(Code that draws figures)
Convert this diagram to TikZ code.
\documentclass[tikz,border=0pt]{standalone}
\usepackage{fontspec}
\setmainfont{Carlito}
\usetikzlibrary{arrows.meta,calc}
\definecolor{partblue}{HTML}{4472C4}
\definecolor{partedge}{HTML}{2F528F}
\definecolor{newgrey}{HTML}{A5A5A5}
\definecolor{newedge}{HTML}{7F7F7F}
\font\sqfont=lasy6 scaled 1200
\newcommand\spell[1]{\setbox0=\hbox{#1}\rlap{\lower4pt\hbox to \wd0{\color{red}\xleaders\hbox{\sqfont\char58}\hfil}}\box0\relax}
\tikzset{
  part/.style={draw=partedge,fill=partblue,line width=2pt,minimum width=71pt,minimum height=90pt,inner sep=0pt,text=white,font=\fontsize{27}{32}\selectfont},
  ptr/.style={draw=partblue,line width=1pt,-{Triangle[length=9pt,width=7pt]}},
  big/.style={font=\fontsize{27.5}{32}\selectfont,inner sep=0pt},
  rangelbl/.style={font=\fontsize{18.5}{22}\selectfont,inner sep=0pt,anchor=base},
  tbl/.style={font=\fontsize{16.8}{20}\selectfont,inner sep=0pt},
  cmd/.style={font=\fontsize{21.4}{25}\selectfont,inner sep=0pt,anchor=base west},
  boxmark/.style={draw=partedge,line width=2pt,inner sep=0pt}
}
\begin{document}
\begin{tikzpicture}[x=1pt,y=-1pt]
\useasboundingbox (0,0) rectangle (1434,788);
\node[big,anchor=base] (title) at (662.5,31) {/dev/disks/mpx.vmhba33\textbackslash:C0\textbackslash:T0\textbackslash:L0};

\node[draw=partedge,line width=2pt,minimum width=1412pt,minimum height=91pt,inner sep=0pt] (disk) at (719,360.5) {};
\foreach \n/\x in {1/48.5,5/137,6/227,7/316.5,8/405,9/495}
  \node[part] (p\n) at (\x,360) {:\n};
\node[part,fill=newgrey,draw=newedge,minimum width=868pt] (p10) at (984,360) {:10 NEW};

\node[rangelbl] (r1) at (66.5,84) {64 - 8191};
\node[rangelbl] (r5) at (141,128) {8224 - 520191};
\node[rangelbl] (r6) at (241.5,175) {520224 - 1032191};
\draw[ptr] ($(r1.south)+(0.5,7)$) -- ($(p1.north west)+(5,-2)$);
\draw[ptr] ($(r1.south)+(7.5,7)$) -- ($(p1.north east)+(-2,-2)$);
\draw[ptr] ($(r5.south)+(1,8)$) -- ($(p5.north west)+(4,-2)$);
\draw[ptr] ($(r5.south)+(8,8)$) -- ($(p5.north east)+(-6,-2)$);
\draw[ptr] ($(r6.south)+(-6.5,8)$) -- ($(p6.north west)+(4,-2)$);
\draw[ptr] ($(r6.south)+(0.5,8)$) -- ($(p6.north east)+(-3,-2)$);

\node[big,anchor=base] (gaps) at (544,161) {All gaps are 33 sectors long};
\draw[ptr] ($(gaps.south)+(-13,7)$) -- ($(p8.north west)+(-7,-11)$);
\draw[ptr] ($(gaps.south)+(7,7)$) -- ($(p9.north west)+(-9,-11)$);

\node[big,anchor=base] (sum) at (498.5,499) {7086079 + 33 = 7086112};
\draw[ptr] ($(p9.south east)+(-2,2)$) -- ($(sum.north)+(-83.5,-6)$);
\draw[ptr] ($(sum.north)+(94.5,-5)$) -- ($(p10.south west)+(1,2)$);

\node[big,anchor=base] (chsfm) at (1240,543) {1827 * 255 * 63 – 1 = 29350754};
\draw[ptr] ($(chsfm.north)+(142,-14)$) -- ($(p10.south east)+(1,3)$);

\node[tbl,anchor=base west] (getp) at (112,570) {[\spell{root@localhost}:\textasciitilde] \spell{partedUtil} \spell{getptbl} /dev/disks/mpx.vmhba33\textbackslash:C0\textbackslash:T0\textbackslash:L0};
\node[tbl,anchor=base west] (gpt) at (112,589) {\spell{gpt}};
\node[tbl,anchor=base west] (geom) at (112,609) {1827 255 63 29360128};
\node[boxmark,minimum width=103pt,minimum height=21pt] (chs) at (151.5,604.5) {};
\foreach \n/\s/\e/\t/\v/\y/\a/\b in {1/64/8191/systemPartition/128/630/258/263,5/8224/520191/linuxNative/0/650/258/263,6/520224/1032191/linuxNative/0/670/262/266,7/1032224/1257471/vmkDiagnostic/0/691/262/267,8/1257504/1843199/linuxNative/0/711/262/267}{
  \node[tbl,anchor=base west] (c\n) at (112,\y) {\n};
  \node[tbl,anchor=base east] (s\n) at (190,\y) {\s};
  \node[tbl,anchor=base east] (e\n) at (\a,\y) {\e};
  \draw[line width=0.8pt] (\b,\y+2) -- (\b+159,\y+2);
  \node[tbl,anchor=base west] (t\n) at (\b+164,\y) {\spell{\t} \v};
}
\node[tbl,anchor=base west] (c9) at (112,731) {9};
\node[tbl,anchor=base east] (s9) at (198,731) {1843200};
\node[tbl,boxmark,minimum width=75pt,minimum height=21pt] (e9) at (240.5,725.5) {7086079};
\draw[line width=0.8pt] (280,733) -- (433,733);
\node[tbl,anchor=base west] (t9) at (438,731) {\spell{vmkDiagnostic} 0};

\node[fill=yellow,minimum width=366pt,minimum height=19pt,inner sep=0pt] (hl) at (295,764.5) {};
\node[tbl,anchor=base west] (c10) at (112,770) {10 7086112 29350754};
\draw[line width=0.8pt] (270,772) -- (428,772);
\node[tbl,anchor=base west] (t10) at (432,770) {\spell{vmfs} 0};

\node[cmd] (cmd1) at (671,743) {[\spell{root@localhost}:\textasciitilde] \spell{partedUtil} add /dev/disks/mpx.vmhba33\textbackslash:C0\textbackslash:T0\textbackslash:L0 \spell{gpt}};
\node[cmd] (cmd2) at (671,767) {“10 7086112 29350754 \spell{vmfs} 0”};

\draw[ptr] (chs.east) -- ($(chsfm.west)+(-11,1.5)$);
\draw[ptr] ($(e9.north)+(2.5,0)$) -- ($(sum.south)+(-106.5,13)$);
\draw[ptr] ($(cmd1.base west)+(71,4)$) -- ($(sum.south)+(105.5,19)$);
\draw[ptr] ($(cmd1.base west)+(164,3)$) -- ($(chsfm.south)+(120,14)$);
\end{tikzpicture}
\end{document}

==

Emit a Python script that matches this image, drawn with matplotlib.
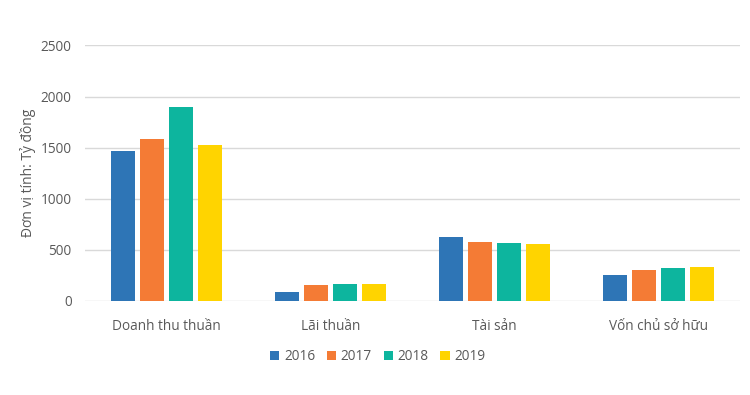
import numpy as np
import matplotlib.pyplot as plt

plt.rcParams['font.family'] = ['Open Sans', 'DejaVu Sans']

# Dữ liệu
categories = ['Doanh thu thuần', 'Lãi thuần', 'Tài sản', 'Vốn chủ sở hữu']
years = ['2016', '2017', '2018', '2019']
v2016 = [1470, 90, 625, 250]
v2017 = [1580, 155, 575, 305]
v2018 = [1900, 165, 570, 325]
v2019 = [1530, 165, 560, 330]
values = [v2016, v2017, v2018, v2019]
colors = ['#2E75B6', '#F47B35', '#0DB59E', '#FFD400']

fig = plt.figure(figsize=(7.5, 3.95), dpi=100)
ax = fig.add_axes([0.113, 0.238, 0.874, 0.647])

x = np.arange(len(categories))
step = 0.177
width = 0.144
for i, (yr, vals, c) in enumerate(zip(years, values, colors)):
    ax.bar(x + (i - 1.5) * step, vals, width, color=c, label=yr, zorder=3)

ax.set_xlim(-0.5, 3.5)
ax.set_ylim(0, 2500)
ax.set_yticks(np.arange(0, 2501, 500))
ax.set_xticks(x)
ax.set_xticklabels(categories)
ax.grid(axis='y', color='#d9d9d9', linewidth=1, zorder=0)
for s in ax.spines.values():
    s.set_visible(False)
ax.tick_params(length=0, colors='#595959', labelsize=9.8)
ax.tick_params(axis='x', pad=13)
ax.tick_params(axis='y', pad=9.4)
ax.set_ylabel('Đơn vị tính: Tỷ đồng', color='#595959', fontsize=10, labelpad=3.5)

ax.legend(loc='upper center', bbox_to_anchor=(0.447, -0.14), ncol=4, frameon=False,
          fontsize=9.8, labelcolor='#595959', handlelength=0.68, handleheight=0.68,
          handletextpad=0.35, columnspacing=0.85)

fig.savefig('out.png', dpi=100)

▶ **Instructions for the task**: Begin at the line that has "Emit a Python", stop after the line that has "ax.bar(x + (i", and reproduce every line between them exactly and nothing else. Pictures stay out of the copy.

▶ **Correct response**:
Emit a Python script that matches this image, drawn with matplotlib.
import numpy as np
import matplotlib.pyplot as plt

plt.rcParams['font.family'] = ['Open Sans', 'DejaVu Sans']

# Dữ liệu
categories = ['Doanh thu thuần', 'Lãi thuần', 'Tài sản', 'Vốn chủ sở hữu']
years = ['2016', '2017', '2018', '2019']
v2016 = [1470, 90, 625, 250]
v2017 = [1580, 155, 575, 305]
v2018 = [1900, 165, 570, 325]
v2019 = [1530, 165, 560, 330]
values = [v2016, v2017, v2018, v2019]
colors = ['#2E75B6', '#F47B35', '#0DB59E', '#FFD400']

fig = plt.figure(figsize=(7.5, 3.95), dpi=100)
ax = fig.add_axes([0.113, 0.238, 0.874, 0.647])

x = np.arange(len(categories))
step = 0.177
width = 0.144
for i, (yr, vals, c) in enumerate(zip(years, values, colors)):
    ax.bar(x + (i - 1.5) * step, vals, width, color=c, label=yr, zorder=3)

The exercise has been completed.